It is important to understand that under the governmental economy of Iran the state owns large stakes in all major companies. The mere private sector remains very limited. Further, the Iranian market does not have the tools to influence the operation of companies and no reference is made to the external communication of managers for attraction and participation of investors and other stakeholders. Codetermination and share-plans can be implemented in private joint stock companies depending on internal policies and the management.
In Iran there is no specific law with respect to corporate governance. The Commercial Code of Iran (CCI), which regulates the structure and management of companies, is considered as the main source of corporate governance. The CCI is considered as an old Code of the Iran legal system. It has recently been revised and the new CCI has been ratified by the Iranian Parliament in December 2011, though the new CCI will only enter into force after an additional ratification by the Guardian Council which is still outstanding. However, first signs of Corporate Governance can be detected in Iranian law. The Principles of Corporate Governance (PCG) were ratified by the Stock Exchange of Tehran in November 2007 for public joint stock companies.
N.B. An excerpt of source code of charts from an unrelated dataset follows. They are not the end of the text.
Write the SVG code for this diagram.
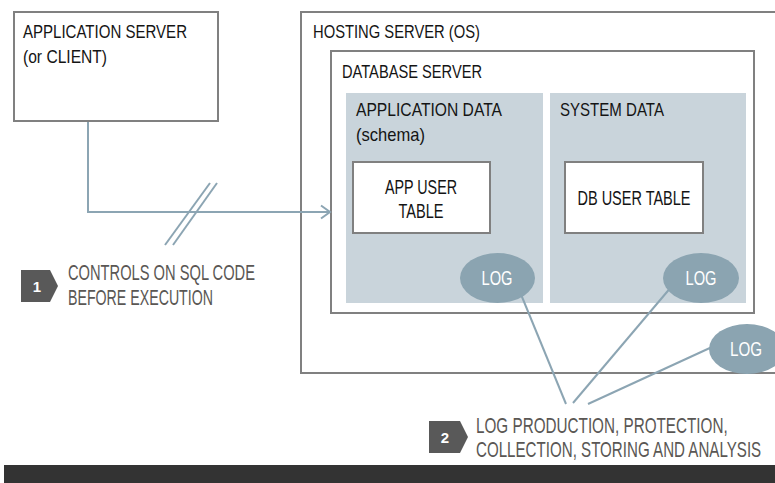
<svg xmlns="http://www.w3.org/2000/svg" width="775" height="483" viewBox="0 0 775 483">
  <style>
    .box { fill: #ffffff; stroke: #808080; stroke-width: 2; }
    .panel { fill: #c9d4db; }
    .lbl { font-family: "Liberation Sans", Arial, sans-serif; font-size: 18.5px; fill: #141414; }
    .tbl { font-family: "Liberation Sans", Arial, sans-serif; font-size: 21px; fill: #141414; text-anchor: middle; }
    .note { font-family: "Liberation Sans", Arial, sans-serif; font-size: 22px; fill: #5a5754; }
    .wire { fill: none; stroke: #8ca5b3; stroke-width: 2; }
    .log { fill: #8ba4b1; }
    .logtxt { font-family: "Liberation Sans", Arial, sans-serif; font-size: 21px; fill: #ffffff; text-anchor: middle; }
    .badge { fill: #595959; }
    .badgetxt { font-family: "Liberation Sans", Arial, sans-serif; font-size: 15px; font-weight: bold; fill: #ffffff; text-anchor: middle; }
  </style>

  <rect width="775" height="483" fill="#ffffff"/>

  <!-- client side -->
  <g id="app-server">
    <rect class="box" x="14" y="12" width="204" height="109"/>
    <text class="lbl" x="23" y="38" textLength="164" lengthAdjust="spacingAndGlyphs">APPLICATION SERVER</text>
    <text class="lbl" x="23" y="63" textLength="84" lengthAdjust="spacingAndGlyphs">(or CLIENT)</text>
  </g>

  <!-- server side -->
  <g id="hosting-server">
    <rect class="box" x="301" y="12" width="500" height="361"/>
    <text class="lbl" x="313" y="38" textLength="167" lengthAdjust="spacingAndGlyphs">HOSTING SERVER (OS)</text>
  </g>

  <g id="database-server">
    <rect class="box" x="331" y="51" width="423" height="262"/>
    <text class="lbl" x="342" y="78" textLength="140" lengthAdjust="spacingAndGlyphs">DATABASE SERVER</text>
  </g>

  <g id="application-data">
    <rect class="panel" x="346" y="93" width="197" height="210"/>
    <text class="lbl" x="356" y="116" textLength="146" lengthAdjust="spacingAndGlyphs">APPLICATION DATA</text>
    <text class="lbl" x="356" y="141" textLength="69" lengthAdjust="spacingAndGlyphs">(schema)</text>
  </g>

  <g id="system-data">
    <rect class="panel" x="550" y="93" width="196" height="210"/>
    <text class="lbl" x="560" y="116" textLength="104" lengthAdjust="spacingAndGlyphs">SYSTEM DATA</text>
  </g>

  <g id="app-user-table">
    <rect class="box" x="353" y="162" width="137" height="71"/>
    <text class="tbl" x="421" y="194" textLength="72" lengthAdjust="spacingAndGlyphs">APP USER</text>
    <text class="tbl" x="421" y="218" textLength="45" lengthAdjust="spacingAndGlyphs">TABLE</text>
  </g>

  <g id="db-user-table">
    <rect class="box" x="565" y="162" width="138" height="71"/>
    <text class="tbl" x="634" y="205" textLength="113" lengthAdjust="spacingAndGlyphs">DB USER TABLE</text>
  </g>

  <!-- connectors -->
  <g id="connectors">
    <path class="wire" d="M88,122 V212 H329"/>
    <path class="wire" d="M321,205.5 L330,212 L321,218.5"/>
    <line class="wire" x1="210" y1="183" x2="165" y2="245"/>
    <line class="wire" x1="217" y1="183" x2="173" y2="245"/>
    <line class="wire" x1="520" y1="292" x2="566" y2="404"/>
    <line class="wire" x1="672" y1="286" x2="573" y2="403"/>
    <line class="wire" x1="712" y1="347" x2="588" y2="404"/>
  </g>

  <g id="log-app">
    <ellipse class="log" cx="497.5" cy="278" rx="37.5" ry="25"/>
    <text class="logtxt" x="497" y="285" textLength="31" lengthAdjust="spacingAndGlyphs">LOG</text>
  </g>

  <g id="log-system">
    <ellipse class="log" cx="701" cy="278" rx="38" ry="25"/>
    <text class="logtxt" x="701" y="285" textLength="31" lengthAdjust="spacingAndGlyphs">LOG</text>
  </g>

  <g id="log-os">
    <ellipse class="log" cx="747" cy="349" rx="38" ry="25"/>
    <text class="logtxt" x="746" y="356" textLength="32" lengthAdjust="spacingAndGlyphs">LOG</text>
  </g>

  <!-- numbered notes -->
  <g id="note-1">
    <path class="badge" d="M21,270 H50 L58,286 L50,302 H21 Z"/>
    <text class="badgetxt" x="37" y="292">1</text>
    <text class="note" x="68" y="280" textLength="187" lengthAdjust="spacingAndGlyphs">CONTROLS ON SQL CODE</text>
    <text class="note" x="68" y="305" textLength="145" lengthAdjust="spacingAndGlyphs">BEFORE EXECUTION</text>
  </g>

  <g id="note-2">
    <path class="badge" d="M429,421 H460 L468,437 L460,453 H429 Z"/>
    <text class="badgetxt" x="445" y="443">2</text>
    <!-- narrowed horizontally so the long lines stay inside the page -->
    <text class="note" transform="translate(476,433) scale(0.62,1)" x="0" y="0" textLength="406" lengthAdjust="spacingAndGlyphs">LOG PRODUCTION, PROTECTION,</text>
    <text class="note" transform="translate(476,457) scale(0.62,1)" x="0" y="0" textLength="460" lengthAdjust="spacingAndGlyphs">COLLECTION, STORING AND ANALYSIS</text>
  </g>

  <!-- footer band -->
  <rect x="4" y="465" width="771" height="18" fill="#333333"/>
</svg>
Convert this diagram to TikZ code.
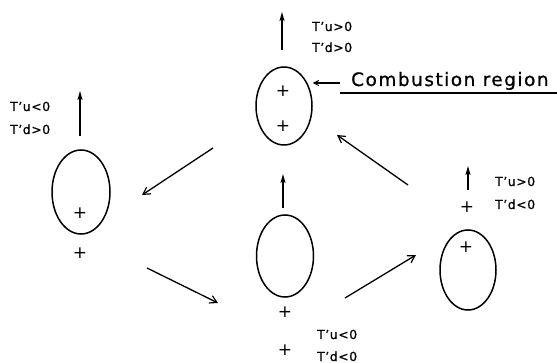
\documentclass[tikz,border=0pt]{standalone}
\usepackage{fontspec}
\setmainfont{DejaVu Sans}
\newfontfamily\lblfont[LetterSpace=4,FakeBold=0.8]{DejaVu Sans}
\newfontfamily\crfont[LetterSpace=8,FakeBold=0.8]{DejaVu Sans}
\usetikzlibrary{shapes.geometric,arrows.meta}
\begin{document}
\begin{tikzpicture}[x=1pt,y=-1pt,
  blob/.style={draw,ellipse,line width=1.5pt,inner sep=0pt},
  plussign/.style={inner sep=0pt,font=\fontsize{17}{17}\selectfont},
  lbl/.style={anchor=base west,inner sep=0pt,font=\lblfont\fontsize{12.5}{12.5}\selectfont},
  uparrow/.style={line width=1.4pt,-{Stealth[length=9pt,width=5pt,inset=2pt]}},
  diagarrow/.style={line width=1.3pt,-{Straight Barb[length=7pt,width=8pt,line width=1.2pt]}},
]
\useasboundingbox (0,0) rectangle (557,363);
% ellipses
\node[blob,minimum width=56pt,minimum height=78pt] (top) at (284,106) {};
\node[blob,minimum width=58pt,minimum height=84pt] (left) at (81,192) {};
\node[blob,minimum width=57pt,minimum height=82pt] (bot) at (285,256) {};
\node[blob,minimum width=56pt,minimum height=80pt] (right) at (468,270) {};
% plus signs
\node[plussign] (tp1) at (283,91) {+};
\node[plussign] (tp2) at (283,126) {+};
\node[plussign] (lp1) at (80,213) {+};
\node[plussign] (lp2) at (80,253) {+};
\node[plussign] (bp1) at (285,312) {+};
\node[plussign] (bp2) at (285,350) {+};
\node[plussign] (rp1) at (466,247) {+};
\node[plussign] (rp2) at (467,207) {+};
% vertical arrows
\coordinate (ta0) at (282,50); \coordinate (ta1) at (282,12);
\coordinate (la0) at (80,136); \coordinate (la1) at (80,91);
\coordinate (ba0) at (283,208); \coordinate (ba1) at (283,174);
\coordinate (ra0) at (468,190); \coordinate (ra1) at (468,166);
\draw[uparrow] (ta0) -- (ta1);
\draw[uparrow] (la0) -- (la1);
\draw[uparrow] (ba0) -- (ba1);
\draw[uparrow] (ra0) -- (ra1);
% diagonal arrows
\coordinate (d1a) at (213,148); \coordinate (d1b) at (142,195);
\coordinate (d2a) at (147,268); \coordinate (d2b) at (218,303);
\coordinate (d3a) at (345,298); \coordinate (d3b) at (416,255);
\coordinate (d4a) at (408,185); \coordinate (d4b) at (337,135);
\draw[diagarrow] (d1a) -- (d1b);
\draw[diagarrow] (d2a) -- (d2b);
\draw[diagarrow] (d3a) -- (d3b);
\draw[diagarrow] (d4a) -- (d4b);
% labels
\node[lbl] (t1) at (312,31) {T’u>0};
\node[lbl] (t2) at (312,52) {T’d>0};
\node[lbl] (l1) at (10,111) {T’u<0};
\node[lbl] (l2) at (10,134) {T’d>0};
\node[lbl] (r1) at (495,186) {T’u>0};
\node[lbl] (r2) at (495,209) {T’d<0};
\node[lbl] (b1) at (317,339) {T’u<0};
\node[lbl] (b2) at (317,361) {T’d<0};
% combustion region
\node[anchor=base west,inner sep=0pt,font=\crfont\fontsize{18.5}{18.5}\selectfont] (cr) at (351,86) {Combustion region};
\coordinate (cra) at (340,83);
\draw[line width=1.2pt,-{Straight Barb[length=5pt,width=5pt,line width=1pt]}] (cra) -- (top.east |- cra);
\coordinate (ul0) at (340,93); \coordinate (ul1) at (557,93);
\draw[line width=1.6pt] (ul0) -- (ul1);
\end{tikzpicture}
\end{document}
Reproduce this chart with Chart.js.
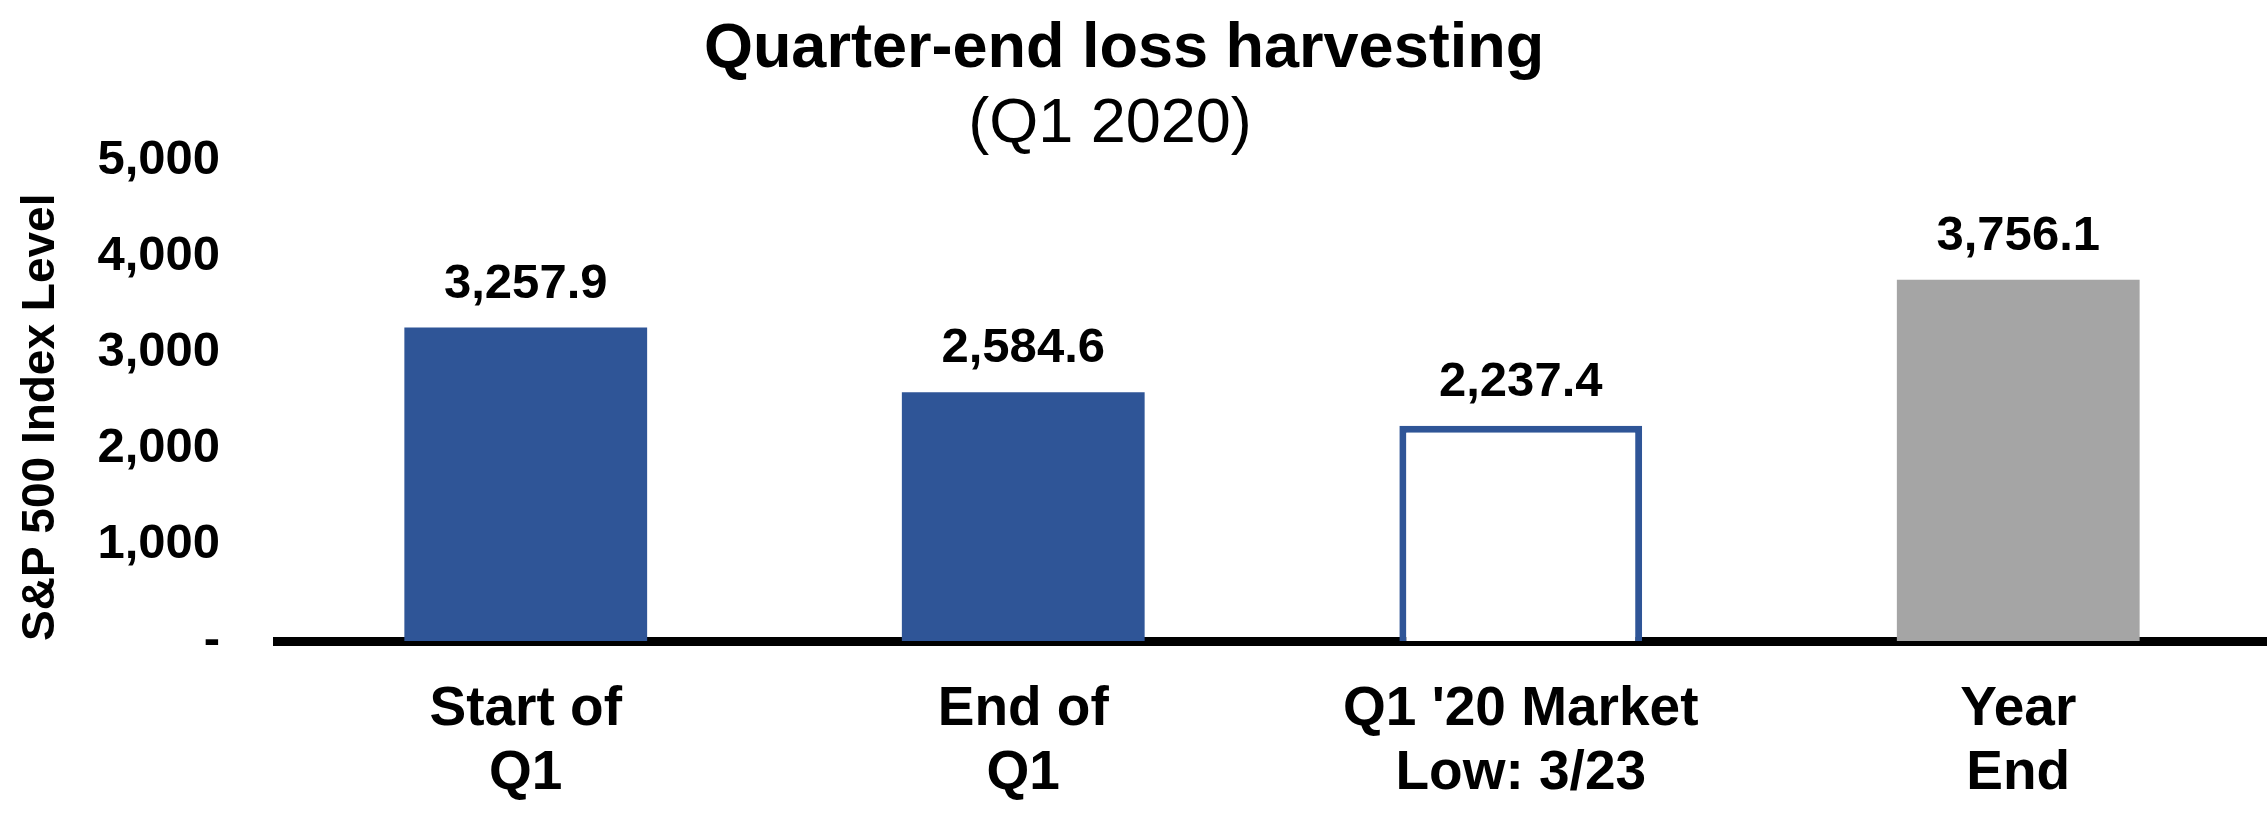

The most common types of companies under the CCI are private and public joint stock companies. The CCI stipulates rules for shareholders, the board of directors and the managing director (CEO). Corporate governance in Iran is based on a one-tier system and in consequence there is no independent supervisory board in Iranian company law. Board members in both types of joint stock companies are appointed by the shareholders and must also be shareholders. Part of the shares of the board members are considered as collateral shares which serve as a »deposit« in the company against performance. A manager can only access them after termination of his management time in the company. The minimum required collateral share under the CCI is one share, whereas more shares can be considered as collateral within the articles of association of the company.
The board members can be executive and non-executive members and decisions are taken by majority of the participating members unless a higher quota is stipulated in the articles of association. The remuneration of executive members can be based on their performance while non-executive members receive wages for their working hours in the board. The board shall provide periodical reports on the financial status of the company to the inspectors who are appointed by the shareholders and are in charge of reporting back to shareholders with respect to the financial status of the company. In case the inspectors find an infringement, they have to inform the shareholders.
The CCI differentiates between ordinary and extraordinary shareholders’ general meetings. The ordinary general meeting of a company is to be held once a year in order to decide on the balance sheet as well as on the profit and loss of the company after termination of the financial year. The inspectors are also required to provide a report on the financial status of the company to the shareholders in the general meeting. Presence of shareholders is also possible through proxy.
The CEO of a company is appointed by the board of directors. Under the proviso that the CEO is a shareholder of the company, the CEO can also be a member of the board. Subject to ratification of three quarters of the board members, he or she can also become Chairman of the Board.
Inspectors are annually appointed by the shareholders at the general meeting and their reelection is allowed under the CCI. According to the law on Using the Services of Professional Accountants (USPA), ratified in 1994, the public joint stock company as well as branches of foreign companies are obliged to use services of institutional accountants.
In addition, the Principles of Corporate Governance (PCG) that were ratified by the Stock Exchange of Tehran in November 2007 are aiming at promoting trust by increasing the liabilities of the board of directors to other stakeholders through general rules of corporate governance. In order to foster governance, supervision and transparency, the PCG stipulates the creation of four committees, i. e. the management, accounting, risk management and reimbursement committee in the company. In addition, the PCG foresees a possibility to provide insurance coverage for managers and/or the CEO if they become liable when operating the company. The PCG becomes obligatory in the company subject to ratification by the board of directors.